**Data segment**

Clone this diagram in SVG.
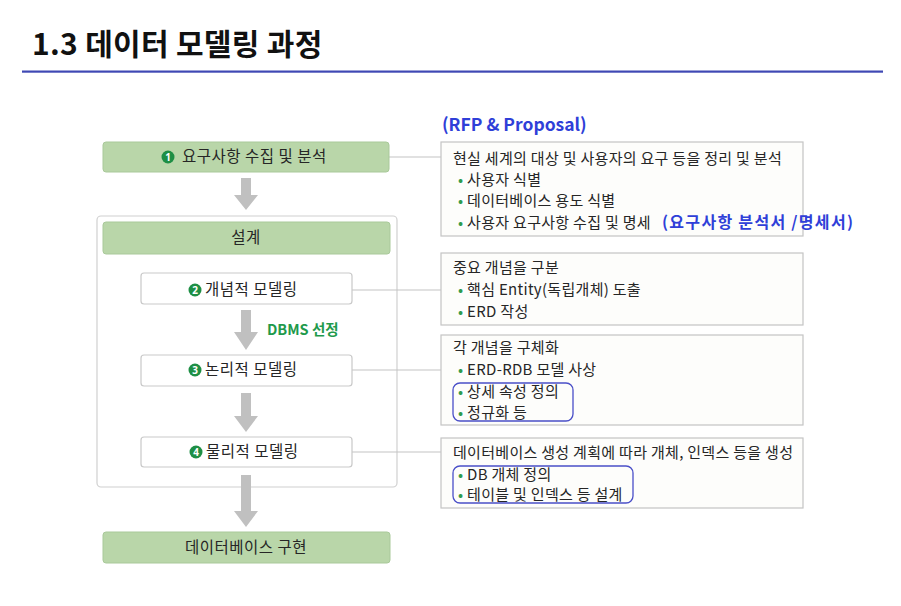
<svg xmlns="http://www.w3.org/2000/svg" width="901" height="606" viewBox="0 0 901 606">
<style>
text{font-family:"Noto Sans CJK KR","Noto Sans",sans-serif;fill:#262626}
.title{font-size:30px;font-weight:bold;fill:#111;letter-spacing:0.3px}
.lbl{font-size:15.5px;letter-spacing:0.5px}
.rt{font-size:15px;letter-spacing:0.3px}
.bul{fill:#2e9b4e}
.blue{fill:#2f3fd8;font-weight:bold}
.green{fill:#b9d6a9;stroke:#a9c99a;stroke-width:1}
.white{fill:#fff;stroke:#c9c9c9;stroke-width:1.2}
.rbox{fill:#fdfdfb;stroke:#c4c4c4;stroke-width:1.2}
.arrow{fill:#c0c0c0}
.num{fill:#1e8f45}
.numt{fill:#fff;font-size:10px;font-weight:bold;font-family:"Noto Sans",sans-serif;letter-spacing:0}
.hl{fill:none;stroke:#4a4fc8;stroke-width:1.3}
.conn{stroke:#c4c4c4;stroke-width:1.2;fill:none}
</style>
<rect x="0" y="0" width="901" height="606" fill="#fff"/>
<g id="title">
<text class="title" x="32" y="55">1.3 데이터 모델링 과정</text>
<rect x="22" y="70.5" width="861" height="2.2" fill="#3f48b4"/>
</g>
<g id="design-frame">
<rect x="97" y="216" width="300" height="271" rx="4" fill="#fff" stroke="#d0d0d0" stroke-width="1.2"/>
</g>
<g id="connectors">
<line class="conn" x1="389" y1="157" x2="441" y2="157"/>
<line class="conn" x1="352" y1="290" x2="441" y2="290"/>
<line class="conn" x1="352" y1="370" x2="441" y2="370"/>
<line class="conn" x1="352" y1="452" x2="441" y2="452"/>
<polygon class="arrow" points="241,178 251,178 251,195 258,195 246,210 234,195 241,195"/>
<polygon class="arrow" points="241,310 251,310 251,332 258,332 246,350 234,332 241,332"/>
<polygon class="arrow" points="241,393 251,393 251,416 258,416 246,432 234,416 241,416"/>
<polygon class="arrow" points="241,475 251,475 251,511 258,511 246,527 234,511 241,511"/>
</g>
<g id="node-req">
<rect class="green" x="103" y="142" width="286" height="30" rx="3"/>
<circle class="num" cx="168" cy="157" r="6.5"/>
<text class="numt" x="168" y="160.5" text-anchor="middle">1</text>
<text class="lbl" x="182" y="162">요구사항 수집 및 분석</text>
</g>
<g id="node-design">
<rect class="green" x="103" y="222" width="287" height="32" rx="3"/>
<text class="lbl" x="246" y="243" text-anchor="middle">설계</text>
</g>
<g id="node-concept">
<rect class="white" x="141" y="273" width="211" height="31" rx="3"/>
<circle class="num" cx="195" cy="290" r="6.5"/>
<text class="numt" x="195" y="293.5" text-anchor="middle">2</text>
<text class="lbl" x="205" y="295">개념적 모델링</text>
</g>
<g id="dbms-label">
<text x="267" y="335" font-size="14.5" font-weight="bold" style="fill:#1f9a4c">DBMS 선정</text>
</g>
<g id="node-logical">
<rect class="white" x="141" y="355" width="211" height="31" rx="3"/>
<circle class="num" cx="195" cy="370" r="6.5"/>
<text class="numt" x="195" y="373.5" text-anchor="middle">3</text>
<text class="lbl" x="205" y="375">논리적 모델링</text>
</g>
<g id="node-physical">
<rect class="white" x="141" y="437" width="211" height="30" rx="3"/>
<circle class="num" cx="196" cy="452" r="6.5"/>
<text class="numt" x="196" y="455.5" text-anchor="middle">4</text>
<text class="lbl" x="206" y="457">물리적 모델링</text>
</g>
<g id="node-impl">
<rect class="green" x="103" y="532" width="287" height="31" rx="3"/>
<text class="lbl" x="246" y="553" text-anchor="middle">데이터베이스 구현</text>
</g>
<g id="rfp-label">
<text class="blue" x="442" y="131" font-size="17.5">(RFP &amp; Proposal)</text>
</g>
<g id="desc-req">
<rect class="rbox" x="441" y="142" width="362" height="94"/>
<text class="rt" x="453" y="164">현실 세계의 대상 및 사용자의 요구 등을 정리 및 분석</text>
<text class="rt" x="458" y="185"><tspan class="bul">•</tspan> 사용자 식별</text>
<text class="rt" x="458" y="206"><tspan class="bul">•</tspan> 데이터베이스 용도 식별</text>
<text class="rt" x="458" y="228"><tspan class="bul">•</tspan> 사용자 요구사항 수집 및 명세</text>
<text class="blue" x="662" y="228" font-size="16" letter-spacing="1.3">(요구사항 분석서 /명세서)</text>
</g>
<g id="desc-concept">
<rect class="rbox" x="441" y="253" width="362" height="72"/>
<text class="rt" x="453" y="273">중요 개념을 구분</text>
<text class="rt" x="458" y="295"><tspan class="bul">•</tspan> 핵심 Entity(독립개체) 도출</text>
<text class="rt" x="458" y="317"><tspan class="bul">•</tspan> ERD 작성</text>
</g>
<g id="desc-logical">
<rect class="rbox" x="441" y="335" width="362" height="90"/>
<text class="rt" x="453" y="353">각 개념을 구체화</text>
<text class="rt" x="458" y="375"><tspan class="bul">•</tspan> ERD-RDB 모델 사상</text>
<text class="rt" x="458" y="397"><tspan class="bul">•</tspan> 상세 속성 정의</text>
<text class="rt" x="458" y="418"><tspan class="bul">•</tspan> 정규화 등</text>
<rect class="hl" x="453" y="383" width="120" height="38" rx="7"/>
</g>
<g id="desc-physical">
<rect class="rbox" x="441" y="438" width="362" height="70"/>
<text class="rt" x="453" y="458">데이터베이스 생성 계획에 따라 개체, 인덱스 등을 생성</text>
<text class="rt" x="458" y="480"><tspan class="bul">•</tspan> DB 개체 정의</text>
<text class="rt" x="458" y="500"><tspan class="bul">•</tspan> 테이블 및 인덱스 등 설계</text>
<rect class="hl" x="453" y="466" width="180" height="37" rx="7"/>
</g>
</svg>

**Goal of the exercise**
Skipping the pictures, transcribe each line above exactly as it appears.

**Written solution**
Clone this diagram in SVG.
<svg xmlns="http://www.w3.org/2000/svg" width="901" height="606" viewBox="0 0 901 606">
<style>
text{font-family:"Noto Sans CJK KR","Noto Sans",sans-serif;fill:#262626}
.title{font-size:30px;font-weight:bold;fill:#111;letter-spacing:0.3px}
.lbl{font-size:15.5px;letter-spacing:0.5px}
.rt{font-size:15px;letter-spacing:0.3px}
.bul{fill:#2e9b4e}
.blue{fill:#2f3fd8;font-weight:bold}
.green{fill:#b9d6a9;stroke:#a9c99a;stroke-width:1}
.white{fill:#fff;stroke:#c9c9c9;stroke-width:1.2}
.rbox{fill:#fdfdfb;stroke:#c4c4c4;stroke-width:1.2}
.arrow{fill:#c0c0c0}
.num{fill:#1e8f45}
.numt{fill:#fff;font-size:10px;font-weight:bold;font-family:"Noto Sans",sans-serif;letter-spacing:0}
.hl{fill:none;stroke:#4a4fc8;stroke-width:1.3}
.conn{stroke:#c4c4c4;stroke-width:1.2;fill:none}
</style>
<rect x="0" y="0" width="901" height="606" fill="#fff"/>
<g id="title">
<text class="title" x="32" y="55">1.3 데이터 모델링 과정</text>
<rect x="22" y="70.5" width="861" height="2.2" fill="#3f48b4"/>
</g>
<g id="design-frame">
<rect x="97" y="216" width="300" height="271" rx="4" fill="#fff" stroke="#d0d0d0" stroke-width="1.2"/>
</g>
<g id="connectors">
<line class="conn" x1="389" y1="157" x2="441" y2="157"/>
<line class="conn" x1="352" y1="290" x2="441" y2="290"/>
<line class="conn" x1="352" y1="370" x2="441" y2="370"/>
<line class="conn" x1="352" y1="452" x2="441" y2="452"/>
<polygon class="arrow" points="241,178 251,178 251,195 258,195 246,210 234,195 241,195"/>
<polygon class="arrow" points="241,310 251,310 251,332 258,332 246,350 234,332 241,332"/>
<polygon class="arrow" points="241,393 251,393 251,416 258,416 246,432 234,416 241,416"/>
<polygon class="arrow" points="241,475 251,475 251,511 258,511 246,527 234,511 241,511"/>
</g>
<g id="node-req">
<rect class="green" x="103" y="142" width="286" height="30" rx="3"/>
<circle class="num" cx="168" cy="157" r="6.5"/>
<text class="numt" x="168" y="160.5" text-anchor="middle">1</text>
<text class="lbl" x="182" y="162">요구사항 수집 및 분석</text>
</g>
<g id="node-design">
<rect class="green" x="103" y="222" width="287" height="32" rx="3"/>
<text class="lbl" x="246" y="243" text-anchor="middle">설계</text>
</g>
<g id="node-concept">
<rect class="white" x="141" y="273" width="211" height="31" rx="3"/>
<circle class="num" cx="195" cy="290" r="6.5"/>
<text class="numt" x="195" y="293.5" text-anchor="middle">2</text>
<text class="lbl" x="205" y="295">개념적 모델링</text>
</g>
<g id="dbms-label">
<text x="267" y="335" font-size="14.5" font-weight="bold" style="fill:#1f9a4c">DBMS 선정</text>
</g>
<g id="node-logical">
<rect class="white" x="141" y="355" width="211" height="31" rx="3"/>
<circle class="num" cx="195" cy="370" r="6.5"/>
<text class="numt" x="195" y="373.5" text-anchor="middle">3</text>
<text class="lbl" x="205" y="375">논리적 모델링</text>
</g>
<g id="node-physical">
<rect class="white" x="141" y="437" width="211" height="30" rx="3"/>
<circle class="num" cx="196" cy="452" r="6.5"/>
<text class="numt" x="196" y="455.5" text-anchor="middle">4</text>
<text class="lbl" x="206" y="457">물리적 모델링</text>
</g>
<g id="node-impl">
<rect class="green" x="103" y="532" width="287" height="31" rx="3"/>
<text class="lbl" x="246" y="553" text-anchor="middle">데이터베이스 구현</text>
</g>
<g id="rfp-label">
<text class="blue" x="442" y="131" font-size="17.5">(RFP &amp; Proposal)</text>
</g>
<g id="desc-req">
<rect class="rbox" x="441" y="142" width="362" height="94"/>
<text class="rt" x="453" y="164">현실 세계의 대상 및 사용자의 요구 등을 정리 및 분석</text>
<text class="rt" x="458" y="185"><tspan class="bul">•</tspan> 사용자 식별</text>
<text class="rt" x="458" y="206"><tspan class="bul">•</tspan> 데이터베이스 용도 식별</text>
<text class="rt" x="458" y="228"><tspan class="bul">•</tspan> 사용자 요구사항 수집 및 명세</text>
<text class="blue" x="662" y="228" font-size="16" letter-spacing="1.3">(요구사항 분석서 /명세서)</text>
</g>
<g id="desc-concept">
<rect class="rbox" x="441" y="253" width="362" height="72"/>
<text class="rt" x="453" y="273">중요 개념을 구분</text>
<text class="rt" x="458" y="295"><tspan class="bul">•</tspan> 핵심 Entity(독립개체) 도출</text>
<text class="rt" x="458" y="317"><tspan class="bul">•</tspan> ERD 작성</text>
</g>
<g id="desc-logical">
<rect class="rbox" x="441" y="335" width="362" height="90"/>
<text class="rt" x="453" y="353">각 개념을 구체화</text>
<text class="rt" x="458" y="375"><tspan class="bul">•</tspan> ERD-RDB 모델 사상</text>
<text class="rt" x="458" y="397"><tspan class="bul">•</tspan> 상세 속성 정의</text>
<text class="rt" x="458" y="418"><tspan class="bul">•</tspan> 정규화 등</text>
<rect class="hl" x="453" y="383" width="120" height="38" rx="7"/>
</g>
<g id="desc-physical">
<rect class="rbox" x="441" y="438" width="362" height="70"/>
<text class="rt" x="453" y="458">데이터베이스 생성 계획에 따라 개체, 인덱스 등을 생성</text>
<text class="rt" x="458" y="480"><tspan class="bul">•</tspan> DB 개체 정의</text>
<text class="rt" x="458" y="500"><tspan class="bul">•</tspan> 테이블 및 인덱스 등 설계</text>
<rect class="hl" x="453" y="466" width="180" height="37" rx="7"/>
</g>
</svg>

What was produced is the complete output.